### Records with drawing code

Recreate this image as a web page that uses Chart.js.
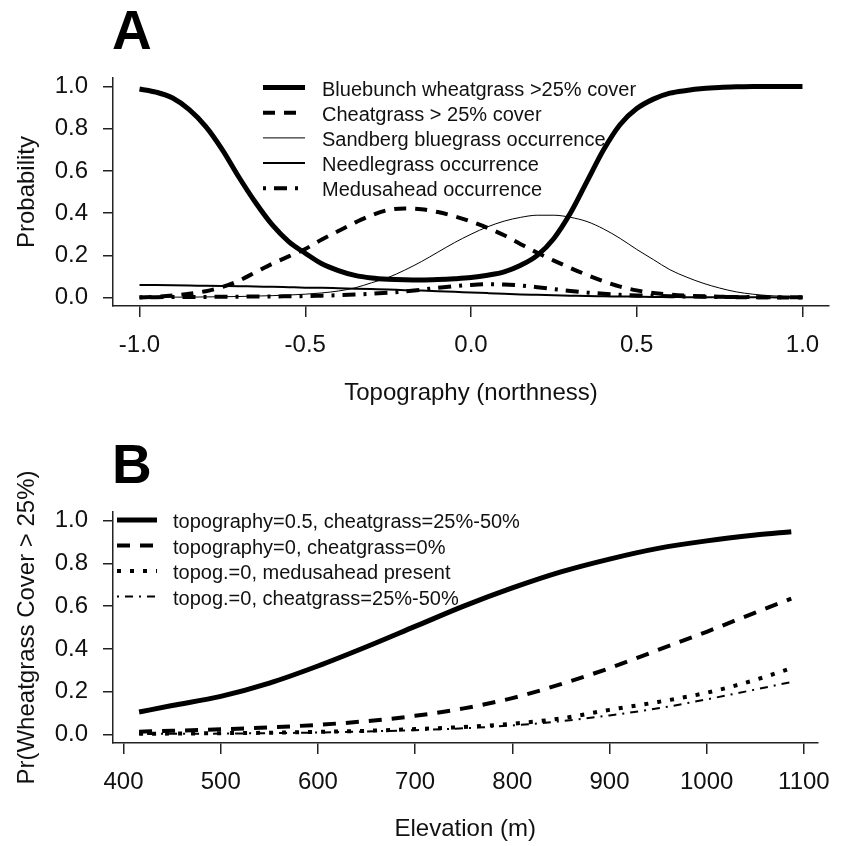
<!DOCTYPE html>
<html>
<head>
<meta charset="utf-8">
<script src="https://cdn.jsdelivr.net/npm/chart.js@4.4.0/dist/chart.umd.min.js"></script>
<style>
  body { margin: 0; background: #fff; }
  canvas { display: block; }
</style>
</head>
<body>
<canvas id="chartA" width="844" height="420"></canvas>
<canvas id="chartB" width="844" height="426"></canvas>
<script>
// Panel A data (topography / northness)
const northness = [-1.0, -0.95, -0.9, -0.85, -0.8, -0.75, -0.7, -0.65, -0.6, -0.55, -0.5, -0.45, -0.4, -0.35, -0.3, -0.25, -0.2, -0.15, -0.1, -0.05,
    0.0, 0.05, 0.1, 0.15, 0.2, 0.25, 0.3, 0.35, 0.4, 0.45, 0.5, 0.55, 0.6, 0.65, 0.7, 0.75, 0.8, 0.85, 0.9, 0.95, 1.0];
const bluebunch = [0.988, 0.973, 0.945, 0.89, 0.81, 0.70, 0.57, 0.45, 0.345, 0.265, 0.21, 0.16, 0.128, 0.105, 0.093, 0.087, 0.084, 0.083, 0.085, 0.089,
    0.095, 0.106, 0.122, 0.153, 0.20, 0.28, 0.40, 0.55, 0.70, 0.82, 0.895, 0.94, 0.968, 0.981, 0.99, 0.995, 0.998, 1.0, 1.0, 1.0, 1.0];
const cheatgrass = [0.0, 0.004, 0.01, 0.018, 0.03, 0.05, 0.08, 0.12, 0.16, 0.195, 0.23, 0.275, 0.315, 0.355, 0.39, 0.415, 0.422, 0.418, 0.405, 0.385,
    0.36, 0.33, 0.295, 0.253, 0.212, 0.175, 0.14, 0.107, 0.077, 0.052, 0.034, 0.022, 0.014, 0.009, 0.006, 0.004, 0.002, 0.001, 0.001, 0.0, 0.0];
const sandberg = [0.001, 0.001, 0.002, 0.002, 0.003, 0.004, 0.005, 0.007, 0.009, 0.012, 0.016, 0.022, 0.031, 0.046, 0.07, 0.095, 0.13, 0.17, 0.215, 0.26,
    0.30, 0.335, 0.362, 0.38, 0.39, 0.39, 0.38, 0.36, 0.325, 0.28, 0.228, 0.18, 0.132, 0.097, 0.068, 0.045, 0.027, 0.016, 0.009, 0.005, 0.003];
const needlegrass = [0.06, 0.059, 0.058, 0.057, 0.056, 0.055, 0.054, 0.052, 0.051, 0.049, 0.047, 0.046, 0.044, 0.042, 0.04, 0.038, 0.035, 0.033, 0.03, 0.027,
    0.024, 0.021, 0.018, 0.015, 0.013, 0.011, 0.009, 0.007, 0.006, 0.005, 0.004, 0.003, 0.003, 0.002, 0.002, 0.001, 0.001, 0.001, 0.001, 0.0, 0.0];
const medusahead = [0.002, 0.002, 0.003, 0.003, 0.003, 0.004, 0.004, 0.005, 0.005, 0.006, 0.007, 0.009, 0.011, 0.014, 0.018, 0.023, 0.029, 0.037, 0.046, 0.054,
    0.06, 0.063, 0.062, 0.057, 0.049, 0.04, 0.031, 0.024, 0.018, 0.013, 0.01, 0.008, 0.006, 0.005, 0.004, 0.003, 0.003, 0.002, 0.002, 0.001, 0.001];
const xTicksA = [-1.0, -0.5, 0.0, 0.5, 1.0];

// Panel B data (elevation)
const elevation = [416, 450, 500, 550, 600, 650, 700, 750, 800, 850, 900, 950, 1000, 1050, 1087];
const topo05Cheat25 = [0.105, 0.135, 0.178, 0.24, 0.32, 0.41, 0.505, 0.60, 0.685, 0.76, 0.82, 0.87, 0.905, 0.932, 0.948];
const topo0Cheat0 = [0.013, 0.017, 0.024, 0.033, 0.045, 0.062, 0.087, 0.122, 0.17, 0.235, 0.31, 0.395, 0.48, 0.57, 0.635];
const topo0Medusa = [0.003, 0.004, 0.006, 0.008, 0.012, 0.017, 0.025, 0.035, 0.05, 0.075, 0.115, 0.152, 0.195, 0.255, 0.31];
const topo0Cheat25 = [0.002, 0.003, 0.004, 0.006, 0.009, 0.014, 0.02, 0.029, 0.042, 0.062, 0.089, 0.122, 0.164, 0.21, 0.245];
const xTicksB = [400, 500, 600, 700, 800, 900, 1000, 1100];

const yTicks = [0.0, 0.2, 0.4, 0.6, 0.8, 1.0];

const FONT = "'Liberation Sans', Arial, sans-serif";
const INK = "#111";
const AXIS = "#222";

function pts(xs, ys) {
    return xs.map((x, i) => ({ x: x, y: ys[i] }));
}

function line(label, xs, ys, width, dash) {
    return {
        label: label,
        data: pts(xs, ys),
        borderColor: "#000",
        borderWidth: width,
        borderDash: dash,
        pointRadius: 0,
        fill: false,
        cubicInterpolationMode: "monotone"
    };
}

// R style legend drawn inside the plot
const rLegend = {
    id: "rLegend",
    afterDraw(chart, args, opts) {
        const ctx = chart.ctx;
        ctx.save();
        chart.data.datasets.forEach((ds, i) => {
            const y = opts.top + i * opts.step;
            ctx.beginPath();
            ctx.setLineDash(ds.borderDash || []);
            ctx.lineWidth = ds.borderWidth;
            ctx.strokeStyle = "#000";
            ctx.moveTo(opts.x0, y);
            ctx.lineTo(opts.x1, y);
            ctx.stroke();
            ctx.setLineDash([]);
            ctx.fillStyle = INK;
            ctx.font = opts.size + "px " + FONT;
            ctx.textBaseline = "middle";
            ctx.fillText(ds.label, opts.textX, y + 2.5);
        });
        ctx.restore();
    }
};

// big panel letter
const panelLetter = {
    id: "panelLetter",
    afterDraw(chart, args, opts) {
        const ctx = chart.ctx;
        ctx.save();
        ctx.fillStyle = "#000";
        ctx.font = "bold " + opts.size + "px " + FONT;
        ctx.textBaseline = "alphabetic";
        ctx.fillText(opts.text, opts.x, opts.y);
        ctx.restore();
    }
};

function scales(xMin, xMax, xTicks, xFmt, xTitle, xHeight, xTitlePad, yTitle) {
    return {
        x: {
            type: "linear",
            min: xMin,
            max: xMax,
            afterBuildTicks: s => { s.ticks = xTicks.map(v => ({ value: v })); },
            afterFit: s => { s.height = xHeight; },
            grid: { drawOnChartArea: false, drawTicks: true, tickLength: 11, color: AXIS, lineWidth: 1.5 },
            border: { display: true, color: AXIS, width: 1.5 },
            ticks: { color: INK, font: { size: 24, family: FONT }, padding: 14, maxRotation: 0, autoSkip: false, callback: xFmt },
            title: { display: true, text: xTitle, color: INK, font: { size: 24, family: FONT }, padding: { top: 0, bottom: xTitlePad } }
        },
        y: {
            type: "linear",
            min: -0.04,
            max: 1.04,
            afterBuildTicks: s => { s.ticks = yTicks.map(v => ({ value: v })); },
            afterFit: s => { s.width = 113; },
            grid: { drawOnChartArea: false, drawTicks: true, tickLength: 10, color: AXIS, lineWidth: 1.5 },
            border: { display: true, color: AXIS, width: 1.5 },
            ticks: { color: INK, font: { size: 24, family: FONT }, padding: 15, callback: v => v.toFixed(1) },
            title: { display: true, text: yTitle, color: INK, font: { size: 24, family: FONT }, padding: { top: 13, bottom: 0 } }
        }
    };
}

// Panel A
new Chart(document.getElementById("chartA"), {
    type: "line",
    data: {
        datasets: [
            line("Bluebunch wheatgrass >25% cover", northness, bluebunch, 5, []),
            line("Cheatgrass > 25% cover", northness, cheatgrass, 4, [12, 9]),
            line("Sandberg bluegrass occurrence", northness, sandberg, 1, []),
            line("Needlegrass occurrence", northness, needlegrass, 2, []),
            line("Medusahead occurrence", northness, medusahead, 4, [3, 8, 13, 8])
        ]
    },
    plugins: [rLegend, panelLetter],
    options: {
        responsive: false,
        animation: false,
        devicePixelRatio: 1,
        layout: { padding: { left: 0, right: 15, top: 78, bottom: 0 } },
        scales: scales(-1.08, 1.08, xTicksA, v => v.toFixed(1), "Topography (northness)", 114, 12, "Probability"),
        plugins: {
            legend: { display: false },
            tooltip: { enabled: false },
            rLegend: { x0: 263, x1: 305, textX: 322, top: 87.5, step: 25.2, size: 20 },
            panelLetter: { text: "A", x: 112, y: 49, size: 55 }
        }
    }
});

// Panel B
new Chart(document.getElementById("chartB"), {
    type: "line",
    data: {
        datasets: [
            line("topography=0.5, cheatgrass=25%-50%", elevation, topo05Cheat25, 5, []),
            line("topography=0, cheatgrass=0%", elevation, topo0Cheat0, 4, [13, 10]),
            line("topog.=0, medusahead present", elevation, topo0Medusa, 4, [4, 9]),
            line("topog.=0, cheatgrass=25%-50%", elevation, topo0Cheat25, 2, [2, 6, 8, 6])
        ]
    },
    plugins: [rLegend, panelLetter],
    options: {
        responsive: false,
        animation: false,
        devicePixelRatio: 1,
        layout: { padding: { left: 0, right: 15, top: 92, bottom: 0 } },
        scales: scales(389.16, 1113.84, xTicksB, v => String(v), "Elevation (m)", 103, 2, "Pr(Wheatgrass Cover > 25%)"),
        plugins: {
            legend: { display: false },
            tooltip: { enabled: false },
            rLegend: { x0: 117, x1: 157, textX: 173, top: 100, step: 25.5, size: 20 },
            panelLetter: { text: "B", x: 112, y: 63, size: 55 }
        }
    }
});
</script>
</body>
</html>
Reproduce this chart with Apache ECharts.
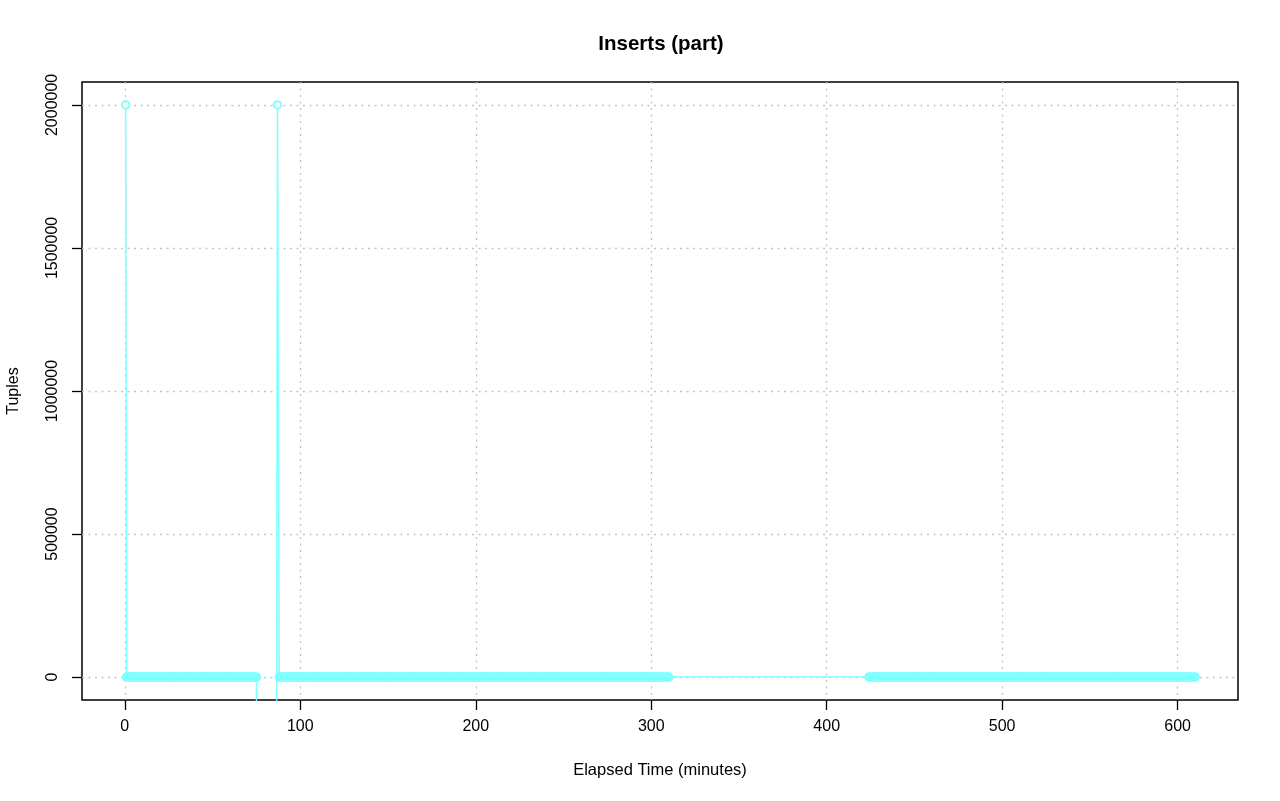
<!DOCTYPE html>
<html>
<head>
<meta charset="utf-8">
<title>Inserts (part)</title>
<script src="https://cdn.jsdelivr.net/npm/echarts@6/dist/echarts.min.js"></script>
<style>
  html, body { margin: 0; padding: 0; background: #fff; }
  #chart { width: 1280px; height: 801px; }
</style>
</head>
<body>
<div id="chart"></div>
<script>
// Inserts on the part table, one sample a minute.
// bursts and dips (the dips run below the visible range)
var burstMinutes = [0.5, 76, 86, 87];
var burstTuples = [2000000, -2500000, -2500000, 2000000];
// stretches where the counter sits on zero: [first minute, last minute]
var flatRuns = [[1, 75], [88, 310], [424, 610]];
var flatTuples = 0;

var xTicks = [0, 100, 200, 300, 400, 500, 600];
var yTicks = [0, 500000, 1000000, 1500000, 2000000];

var points = [];
for (var i = 0; i < burstMinutes.length; i++) {
  points.push([burstMinutes[i], burstTuples[i]]);
}
flatRuns.forEach(function (run) {
  for (var m = run[0]; m <= run[1]; m++) points.push([m, flatTuples]);
});
points.sort(function (a, b) { return a[0] - b[0]; });

var font = "'Liberation Sans', Arial, sans-serif";
var cyan = '#80ffff';
var dotted = { show: true, lineStyle: { color: '#c4c4c4', width: 1.3, type: [2, 4.5] } };

var myChart = echarts.init(document.getElementById('chart'), null, { renderer: 'canvas' });
var option = {
  animation: false,
  backgroundColor: '#fff',
  title: {
    text: 'Inserts (part)',
    left: 656,
    top: 29,
    textAlign: 'center',
    textStyle: { fontFamily: font, fontSize: 20.5, fontWeight: 'bold', color: '#000' }
  },
  grid: {
    left: 82, right: 42, top: 82, bottom: 101,
    outerBoundsMode: 'none',
    containLabel: false,
    show: true, borderColor: '#000', borderWidth: 1.5, backgroundColor: 'transparent'
  },
  xAxis: {
    type: 'value',
    min: -24.4,
    max: 634.4,
    z: 3,
    name: 'Elapsed Time (minutes)',
    nameLocation: 'middle',
    nameGap: 62,
    nameTextStyle: { fontFamily: font, fontSize: 16.5, color: '#000' },
    axisLine: { show: false, onZero: false },
    axisTick: { show: true, customValues: xTicks, length: 10, lineStyle: { color: '#000', width: 1.3 } },
    axisLabel: {
      customValues: xTicks, margin: 19,
      fontFamily: font, fontSize: 16, color: '#000',
      formatter: function (v) { return String(v); }
    },
    splitLine: dotted
  },
  yAxis: {
    type: 'value',
    min: -80000,
    max: 2080000,
    z: 3,
    name: 'Tuples',
    nameLocation: 'middle',
    nameGap: 60,
    nameTextStyle: { fontFamily: font, fontSize: 16, color: '#000' },
    axisLine: { show: false, onZero: false },
    axisTick: { show: true, customValues: yTicks, length: 10, lineStyle: { color: '#000', width: 1.3 } },
    axisLabel: {
      customValues: yTicks, margin: 21, rotate: 90,
      fontFamily: font, fontSize: 16, color: '#000',
      formatter: function (v) { return String(v); }
    },
    splitLine: dotted
  },
  series: [{
    type: 'line',
    data: points,
    clip: true,
    symbol: function (v) { return v[1] > 100000 ? 'emptyCircle' : 'circle'; },
    symbolSize: function (v) { return v[1] > 100000 ? 7.5 : 8; },
    itemStyle: { color: cyan, borderColor: cyan, borderWidth: 1.5 },
    lineStyle: { color: cyan, width: 1.5 },
    emphasis: { disabled: true }
  }]
};
myChart.setOption(option);
</script>
</body>
</html>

### Instruction
Repeat the lines between those holding "Reproduce this chart with Apache ECharts." and "var yTicks = [0, 500000, 1000000, 1500000, 2000000];", inclusive. Pictures stay out.

### Written solution
Reproduce this chart with Apache ECharts.
<!DOCTYPE html>
<html>
<head>
<meta charset="utf-8">
<title>Inserts (part)</title>
<script src="https://cdn.jsdelivr.net/npm/echarts@6/dist/echarts.min.js"></script>
<style>
  html, body { margin: 0; padding: 0; background: #fff; }
  #chart { width: 1280px; height: 801px; }
</style>
</head>
<body>
<div id="chart"></div>
<script>
// Inserts on the part table, one sample a minute.
// bursts and dips (the dips run below the visible range)
var burstMinutes = [0.5, 76, 86, 87];
var burstTuples = [2000000, -2500000, -2500000, 2000000];
// stretches where the counter sits on zero: [first minute, last minute]
var flatRuns = [[1, 75], [88, 310], [424, 610]];
var flatTuples = 0;

var xTicks = [0, 100, 200, 300, 400, 500, 600];
var yTicks = [0, 500000, 1000000, 1500000, 2000000];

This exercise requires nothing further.